We built XD as a different thing from the start. We own property. We manage property. We have had to deal with leaky roofs, tenant disputes, capital calls, and lenders asking hard questions. Not as a consultant. As an owner.
Why It Changes How We Work
That background changes how we underwrite deals for clients. We are not running numbers on a spreadsheet in a vacuum. We are thinking about what we would actually do if we owned the building.
That sounds like a small thing but it is not. It means we are looking at things that do not show up in the offering memo. Roof condition. Parking ratio relative to the tenant mix. Whether the HVAC is sized right. Whether the existing tenants are going to renew or leave.
Why This Matters More Now
In a higher rate environment, this distinction matters more than it used to.

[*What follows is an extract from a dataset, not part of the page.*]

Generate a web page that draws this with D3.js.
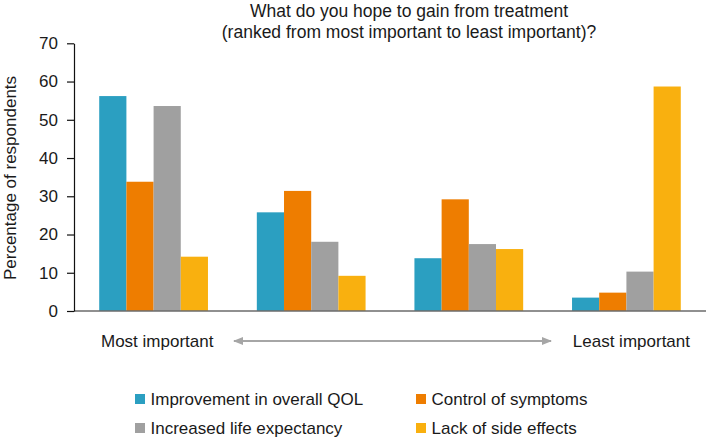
<!DOCTYPE html>
<html><head><meta charset="utf-8">
<script src="https://cdn.jsdelivr.net/npm/d3@7"></script>
<style>
html,body{margin:0;padding:0;background:#fff;}
svg{display:block;font-family:"Liberation Sans",Arial,Helvetica,sans-serif;}
</style></head>
<body><svg id="c" width="706" height="440"></svg>
<script>
const groups = ["Rank 1","Rank 2","Rank 3","Rank 4"];
const seriesNames = ["Improvement in overall QOL","Control of symptoms","Increased life expectancy","Lack of side effects"];
const seriesColors = ["#2b9fc1","#ee7d00","#a0a0a0","#f9b00f"];
const qol      = [56.2, 25.8, 13.8, 3.5];
const symptoms = [33.8, 31.4, 29.2, 4.8];
const life     = [53.6, 18.1, 17.5, 10.3];
const sideFx   = [14.2,  9.2, 16.2, 58.7];
const yTicks = [0,10,20,30,40,50,60,70];
const titleLines = ["What do you hope to gain from treatment","(ranked from most important to least important)?"];

const series = [qol, symptoms, life, sideFx];
const svg = d3.select("#c");
const x0 = 74, y0 = 311, yTop = 43.3, xEnd = 706;
const txt = "#1a1a1a";

const x = d3.scaleBand().domain(groups).range([x0, xEnd]).paddingInner(0.31).paddingOuter(0.16);
const xs = d3.scaleBand().domain(d3.range(4)).range([0, x.bandwidth()]);
const y = d3.scaleLinear().domain([0,70]).range([y0, yTop]);

// title
svg.append("g").selectAll("text").data(titleLines).join("text")
  .attr("x", 409).attr("y", (d,i)=>17+i*20.5)
  .attr("text-anchor","middle").attr("font-size",17.5).attr("fill",txt).text(d=>d);

// bars
const g = svg.append("g");
groups.forEach((grp,gi)=>{
  series.forEach((s,si)=>{
    g.append("rect")
      .attr("x", x(grp)+xs(si)).attr("width", xs.bandwidth())
      .attr("y", y(s[gi])).attr("height", y(0)-y(s[gi]))
      .attr("fill", seriesColors[si]);
  });
});

// baseline
svg.append("line").attr("x1",x0).attr("x2",xEnd).attr("y1",y0).attr("y2",y0)
  .attr("stroke","#6b6b6b").attr("stroke-width",1.5);

// y axis
const ya = svg.append("g").attr("transform",`translate(${x0},0)`)
  .call(d3.axisLeft(y).tickValues(yTicks).tickSize(7).tickPadding(9).tickSizeOuter(0));
ya.select(".domain").attr("stroke","#111").attr("stroke-width",1.2);
ya.selectAll(".tick line").attr("stroke","#111").attr("stroke-width",1.2);
ya.selectAll(".tick text").attr("font-size",17).attr("fill",txt).attr("font-family","'Liberation Sans',Arial,sans-serif");

svg.append("text").attr("transform","translate(16,178) rotate(-90)")
  .attr("text-anchor","middle").attr("font-size",17).attr("fill",txt).text("Percentage of respondents");

// x annotations
svg.append("text").attr("x",101).attr("y",347).attr("font-size",17).attr("fill",txt).text("Most important");
svg.append("text").attr("x",690).attr("y",347).attr("text-anchor","end").attr("font-size",17).attr("fill",txt).text("Least important");

const defs = svg.append("defs");
defs.append("marker").attr("id","ah").attr("viewBox","0 0 10 10").attr("refX",9).attr("refY",5)
  .attr("markerWidth",10).attr("markerHeight",10).attr("markerUnits","userSpaceOnUse").attr("orient","auto-start-reverse")
  .append("path").attr("d","M0,1 L10,5 L0,9 Z").attr("fill","#a6a6a6");
svg.append("line").attr("x1",234).attr("x2",551).attr("y1",341).attr("y2",341)
  .attr("stroke","#a6a6a6").attr("stroke-width",2)
  .attr("marker-start","url(#ah)").attr("marker-end","url(#ah)");

// legend
const legPos = [[135,399],[416,399],[135,428],[416,428]];
const lg = svg.append("g").selectAll("g").data(seriesNames).join("g")
  .attr("transform",(d,i)=>`translate(${legPos[i][0]},${legPos[i][1]})`);
lg.append("rect").attr("x",0).attr("y",-5).attr("width",10).attr("height",10).attr("fill",(d,i)=>seriesColors[i]);
lg.append("text").attr("x",15.5).attr("y",5.5).attr("font-size",17).attr("fill",txt).text(d=>d);
</script></body></html>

When debt was cheap, most deals could pencil on leverage alone. Now the math is tighter and the operations matter more. Vacancy, lease structure, tenant quality, deferred maintenance. These are the things that determine whether an asset actually performs.
We have seen deals this year where the pro forma looked fine but the building had real problems underneath. Poor drainage, outdated dock seals, tenants on month-to-month with no intent to sign. Those deals can work, but only if you know what you are buying and you have a plan going in.
The Simple Version
The owner operators who are doing well right now bought right, kept their buildings up, and know their tenants. Not complicated. Just requires discipline and time in the market.
That is the standard we hold ourselves to. And it is the standard we bring to every deal we work on.